I am guessing from some comments that were made that I intimidated the majority of people. I gather that they felt I would be inflexible - despite my statements to the contrary - or that I would expect far more than they were able, or perhaps willing, to deliver. This is all well and good. My feeling is that if no prospective player can develop the wherewithal to produce an appeal that encourages me to run the game, then I should not feel obliged to be encouraged. I'm obviously NOT asking for anyone to beg me. Those who feel I am are infantile morons who have clearly not read anything I've bothered to write on the subject.
I am asking for inspiration. My only gain in playing the game online, as opposed to playing the game offline as I do, is to play with people who are gifted and amazing in their play. I expressed a desire to hear people say so. I did not hear this. I did hear from people who had no experience whatsoever. I was thus very, very disappointed.
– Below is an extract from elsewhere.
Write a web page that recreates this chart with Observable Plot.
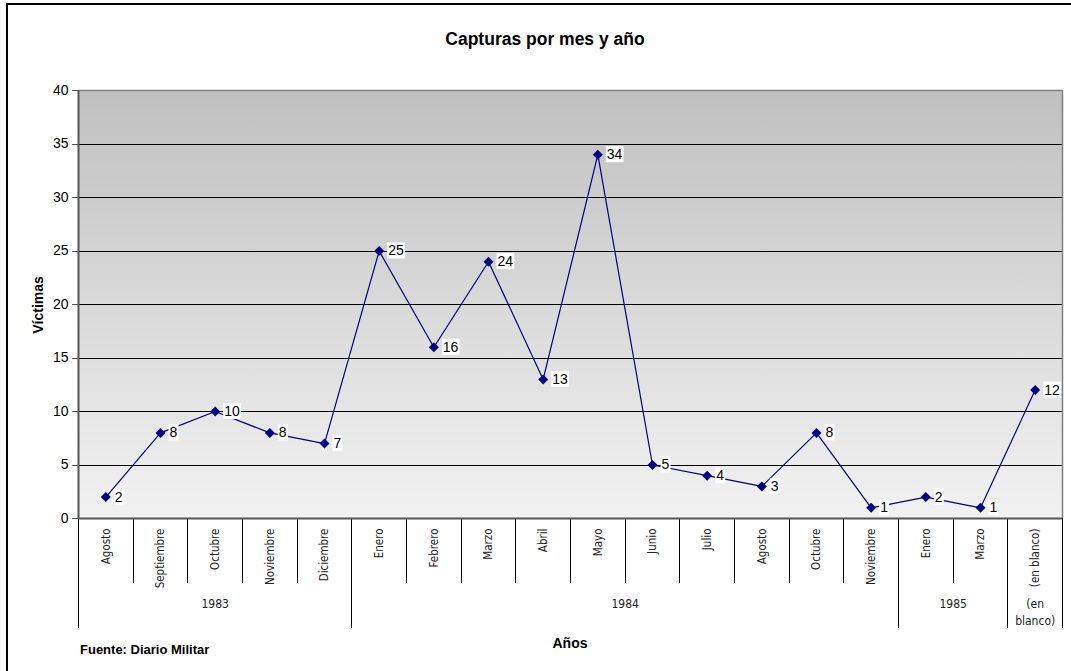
<!DOCTYPE html>
<html>
<head>
<meta charset="utf-8">
<script src="https://cdn.jsdelivr.net/npm/d3@7"></script>
<script src="https://cdn.jsdelivr.net/npm/@observablehq/plot@0.6"></script>
<style>
  body { margin: 0; background: #fff; }
  #wrap { position: relative; width: 1071px; height: 671px; overflow: hidden; font-family: "Liberation Sans", Arial, sans-serif; }
  #border { position: absolute; left: 6px; top: 3px; width: 1200px; height: 800px; border-left: 2px solid #000; border-top: 2px solid #000; box-sizing: border-box; }
  #chart { position: absolute; left: 0; top: 0; }
  .t { position: absolute; font-weight: bold; color: #000; white-space: nowrap; line-height: 1; }
  #title { left: 0; width: 1090px; text-align: center; top: 31px; font-size: 17.5px; }
  #ylab { left: 38px; top: 305px; font-size: 14px; transform: translate(-50%, -50%) rotate(-90deg); }
  #xlab { left: 570px; top: 643px; font-size: 14px; transform: translate(-50%, -50%); }
  #source { left: 80px; top: 643px; font-size: 13px; }
</style>
</head>
<body>
<div id="wrap">
  <div id="border"></div>
  <div id="chart"></div>
  <div class="t" id="title">Capturas por mes y año</div>
  <div class="t" id="ylab">Víctimas</div>
  <div class="t" id="xlab">Años</div>
  <div class="t" id="source">Fuente: Diario Militar</div>
</div>
<script>
const months = ["Agosto","Septiembre","Octubre","Noviembre","Diciembre","Enero","Febrero","Marzo","Abril","Mayo","Junio","Julio","Agosto","Octubre","Noviembre","Enero","Marzo","(en blanco)"];
const years  = ["1983","1983","1983","1983","1983","1984","1984","1984","1984","1984","1984","1984","1984","1984","1984","1985","1985","(en\nblanco)"];
const values = [2, 8, 10, 8, 7, 25, 16, 24, 13, 34, 5, 4, 3, 8, 1, 2, 1, 12];
const yTicks = [0, 5, 10, 15, 20, 25, 30, 35, 40];

const data = months.map((m, i) => ({pos: i + 0.5, month: m, year: years[i], value: values[i]}));

// year groups
const groups = [];
years.forEach((y, i) => {
  const g = groups[groups.length - 1];
  if (g && g.label === y) g.end = i + 1;
  else groups.push({label: y, start: i, end: i + 1});
});
groups.forEach(g => g.mid = (g.start + g.end) / 2);
const yearBounds = [0, ...groups.map(g => g.end)];
const monthBounds = d3.range(0, months.length + 1);

const font = '"Liberation Sans", Arial, sans-serif';
const narrow = '"DejaVu Sans Condensed", "Liberation Sans", Arial, sans-serif';

const defs = () => {
  const d = d3.create("svg:defs");
  const lg = d.append("linearGradient").attr("id", "bg").attr("x1", 0).attr("y1", 0).attr("x2", 0).attr("y2", 1);
  lg.append("stop").attr("offset", "0%").attr("stop-color", "#c0c0c0");
  lg.append("stop").attr("offset", "100%").attr("stop-color", "#f2f2f2");
  return d.node();
};

const chart = Plot.plot({
  width: 1071,
  height: 671,
  marginLeft: 78,
  marginRight: 9,
  marginTop: 90,
  marginBottom: 153,
  style: {fontFamily: font, fontSize: "13px", background: "transparent", overflow: "visible", color: "#000"},
  x: {domain: [0, months.length], axis: null},
  y: {domain: [0, 40], axis: null},
  marks: [
    defs,
    Plot.frame({fill: "url(#bg)", stroke: null}),
    Plot.gridY(yTicks.slice(1, -1), {stroke: "#000", strokeOpacity: 1, strokeWidth: 1, shapeRendering: "crispEdges"}),
    Plot.ruleY([40], {stroke: "#808080", strokeWidth: 1.5}),
    Plot.ruleX([months.length], {stroke: "#808080", strokeWidth: 1.5}),
    Plot.axisY(yTicks, {label: null, tickSize: 6, tickPadding: 4, fontSize: 14, stroke: "#555", fill: "#000", shapeRendering: "crispEdges"}),
    Plot.axisX(monthBounds, {label: null, tickSize: 65, tickPadding: 0, tickFormat: () => "", stroke: "#000", shapeRendering: "crispEdges"}),
    Plot.axisX(yearBounds, {label: null, tickSize: 110, tickPadding: 0, tickFormat: () => "", stroke: "#000", shapeRendering: "crispEdges"}),
    Plot.text(data, {x: "pos", y: 0, text: "month", rotate: -90, textAnchor: "end", lineAnchor: "middle", dy: 10, fontSize: 11.5, fontFamily: narrow, fill: "#222"}),
    Plot.text(groups, {x: "mid", y: 0, text: "label", lineAnchor: "top", dy: 78, fontSize: 12, lineHeight: 1.4, fontFamily: narrow, fill: "#222"}),
    Plot.ruleY([0], {stroke: "#555", strokeWidth: 2}),
    Plot.ruleX([0], {stroke: "#555", strokeWidth: 2}),
    Plot.line(data, {x: "pos", y: "value", stroke: "#000080", strokeWidth: 1.2}),
    Plot.dot(data, {x: "pos", y: "value", symbol: "diamond2", fill: "#000080", stroke: null, r: 4.5}),
    Plot.text(data, {x: "pos", y: "value", text: d => String(d.value), dx: 9, textAnchor: "start", fontSize: 14, fill: "#000"})
  ]
});

document.getElementById("chart").appendChild(chart);

// white boxes behind value labels (the last text mark)
const textGroups = chart.querySelectorAll('g[aria-label="text"]');
const labelGroup = textGroups[textGroups.length - 1];
d3.select(labelGroup).selectAll("text").each(function () {
  const b = this.getBBox();
  const r = document.createElementNS("http://www.w3.org/2000/svg", "rect");
  r.setAttribute("x", b.x - 1);
  r.setAttribute("y", b.y);
  r.setAttribute("width", b.width + 2);
  r.setAttribute("height", b.height);
  r.setAttribute("fill", "#fff");
  const tr = this.getAttribute("transform");
  if (tr) r.setAttribute("transform", tr);
  this.parentNode.insertBefore(r, this);
});
</script>
</body>
</html>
My detractors will rush to talk about what a swelled head I have and how I am so very full of myself in regards to my importance in the community. They won't give credit for my honesty, nor my directness, nor the effort I made to have the so-called community stand up and meet me eye-to-eye. To the six people who responded, congratulations. To the two people who wrote to express precisely why they couldn't play, you have my congratulations also. In my opinion you are unusual among your peers in that you eight people have spines. I deeply respect that.
And I should make an exception to James C. and Chgowiz, who were given reason to believe they were shoe-ins.
As to the other 27 people who "want" to play, but really don't want to? Who could have saved me a lot of time and energy by answering "no" from the beginning and thus clarifying that there was no real desire out there for my online world? Fuck you. Fuck you very much.